Depuis Tetris, on sait qu’il n’y a rien de plus bête mais de plus fort et hypnotique qu’un puzzle game. Le genre aura installé la victoire du minimalisme, la grandeur des formes simples, des concepts rapides et addictifs. Parce qu’ils sont potentiellement sans fins et qu’ils reflètent, épurés et presque beaux, notre quête absurde de sens, les Zoo keeper et autres Meteos éclipsent de leurs statures a priori ridicules les plus pharaoniques productions du jeu vidéo. Perle absolue de l’eshop sur 3DS, Pullblox ajoute sa pierre à l’édifice de ces petites machines implacables et diaboliques auxquelles la terre entière se donne entre deux métros.
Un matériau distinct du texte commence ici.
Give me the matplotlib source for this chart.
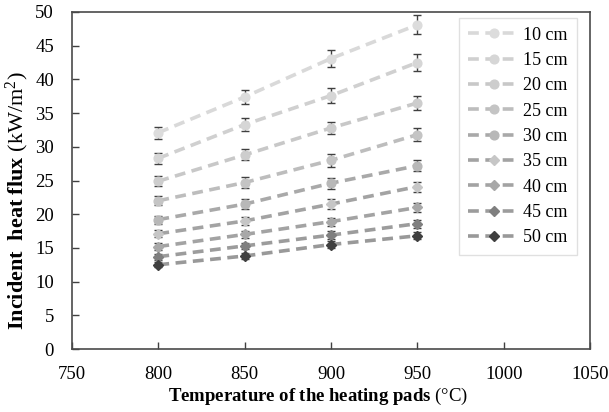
import matplotlib
matplotlib.use("Agg")
import matplotlib.pyplot as plt
import numpy as np

plt.rcParams['font.family'] = ['Liberation Serif', 'DejaVu Serif']
plt.rcParams['mathtext.fontset'] = 'custom'
plt.rcParams['mathtext.rm'] = 'Liberation Serif'
plt.rcParams['mathtext.bf'] = 'Liberation Serif:bold'
plt.rcParams['mathtext.it'] = 'Liberation Serif:italic'

temperatures = [800, 850, 900, 950]
labels = ["10 cm", "15 cm", "20 cm", "25 cm", "30 cm", "35 cm", "40 cm", "45 cm", "50 cm"]
flux = [
    [32.1, 37.4, 43.1, 48.1],
    [28.3, 33.3, 37.6, 42.5],
    [24.9, 28.8, 32.8, 36.5],
    [22.0, 24.7, 28.0, 31.8],
    [19.2, 21.5, 24.6, 27.2],
    [17.1, 19.0, 21.5, 24.1],
    [15.2, 17.0, 18.9, 21.0],
    [13.7, 15.3, 16.9, 18.6],
    [12.5, 13.8, 15.5, 16.8],
]
errors = [
    [0.9, 1.1, 1.2, 1.4],
    [0.85, 0.95, 1.05, 1.3],
    [0.75, 0.8, 0.9, 1.0],
    [0.7, 0.8, 0.95, 1.0],
    [0.6, 0.7, 0.8, 0.85],
    [0.55, 0.6, 0.7, 0.75],
    [0.5, 0.55, 0.6, 0.65],
    [0.45, 0.5, 0.55, 0.6],
    [0.4, 0.45, 0.5, 0.55],
]
marker_colors = ['#dcdcdc', '#d6d6d6', '#cdcdcd', '#c4c4c4', '#b8b8b8',
                 '#c6c6c6', '#a8a8a8', '#7f7f7f', '#404040']
line_colors = ['#d9d9d9', '#d0d0d0', '#c8c8c8', '#bdbdbd', '#a9a9a9',
               '#a3a3a3', '#a3a3a3', '#9c9c9c', '#999999']
markers = ['o', 'o', 'o', 'o', 'o', 'D', 'D', 'D', 'D']
msizes = [6.3, 6.3, 6.3, 6.3, 6.3, 5.2, 5.2, 5.2, 5.2]

fig = plt.figure(figsize=(6.09, 4.12), dpi=100)
ax = fig.add_axes([72/609, 1 - 349/412, (590-72)/609, (349-12)/412])

for i, lab in enumerate(labels):
    ax.errorbar(temperatures, flux[i], yerr=errors[i], fmt='none',
                ecolor='#404040', elinewidth=1.0, capsize=2.6, capthick=1.0, zorder=2)
    ax.plot(temperatures, flux[i], linestyle=(0, (3.0, 1.8)), color=line_colors[i],
            linewidth=2.6, marker=markers[i], markersize=msizes[i],
            markerfacecolor=marker_colors[i], markeredgecolor=marker_colors[i],
            label=lab, zorder=3)

ax.set_xlim(750, 1050)
ax.set_ylim(0, 50)
ax.set_xticks(np.arange(750, 1051, 50))
ax.set_yticks(np.arange(0, 51, 5))
ax.tick_params(direction='in', length=5, width=1, color='#404040', labelsize=13.5)
ax.tick_params(axis='x', pad=12)
ax.tick_params(axis='y', pad=13)
for s in ax.spines.values():
    s.set_color('#4a4a4a')
    s.set_linewidth(1.2)

ax.set_xlabel(r'$\mathbf{Temperature\ of\ the\ heating\ pads}$ (°C)', fontsize=13.5)
ax.xaxis.set_label_coords(0.475, -0.11)
ax.set_ylabel(r'$\mathbf{Incident\ \ heat\ flux}$ (kW/m$^2$)', fontsize=16)
ax.yaxis.set_label_coords(-0.08, 0.44)

leg = ax.legend(loc='upper right', bbox_to_anchor=(0.975, 0.983), fontsize=13,
                frameon=True, fancybox=False, handlelength=2.8, labelspacing=0.46,
                borderpad=0.5, handletextpad=0.25, borderaxespad=0)
leg.get_frame().set_edgecolor('#d9d9d9')
leg.get_frame().set_linewidth(1.0)

fig.savefig('out.png', dpi=100)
Arrière petit fils de Q Bert (proche par là aussi du génial Catherine ; on y revient bientôt), Pullblox repose, comme toujours, sur l’alchimie d’un concept de trois fois rien. A l’aide d’un mignon héros grassouillet et dans des décors enfantins, on tire et pousse des blocs afin de grimper dessus pour atteindre leur sommet où sauver un bonhomme. Comme le genre ne serait rien sans contrainte, les blocs ne peuvent se déplacer que de trois crans maximum et le personnage ne sauter que d’un étage à la fois. Commence alors le calcul, qui de niveau en niveau, va être sans cesse plus complexe et vertigineux, telle une opération ne cessant de croître à force de découvrir ses potentialités. Ainsi va la loi du genre.
Mais le concept ne s’arrête pas là. Entre plateforme et puzzle game, Pullblox voit aussi croître ses variantes avec son créateur de niveau. Le jeu d’Intelligent System (Advance wars, Paper Mario) se mue alors en concours de pixel art. Chaque niveau, facile à réaliser et faire passer (au moyen de codes QR à prendre en photo avec la console), devenant Lego à explorer dont on tire une à une les pièces pour découvrir le parcours conçu par l’autre. L’insolente simplicité du jeu fait alors un peu plus épouser sa nature de jeu de construction pour enfant. Base pourtant jamais limitée mais bien au contraire essentielle, presque souveraine, cachant dans son principe le code ouvrant à toutes les possibilités géométriques et mathématiques. Avec le renfort des tableaux à partager, Pullblox acquière une dimension quasi infinie, comme autant d’équation à transmettre par le biais de clin d’oeil figuratif. Sans doute pour compenser, un peu, ce grand territoire d’abstraction, ou ironiquement la renforcer un peu plus. Le puzzle game est un venin, une course maladive et jouissive pour la logique dont on ne sortira pas. Tant mieux.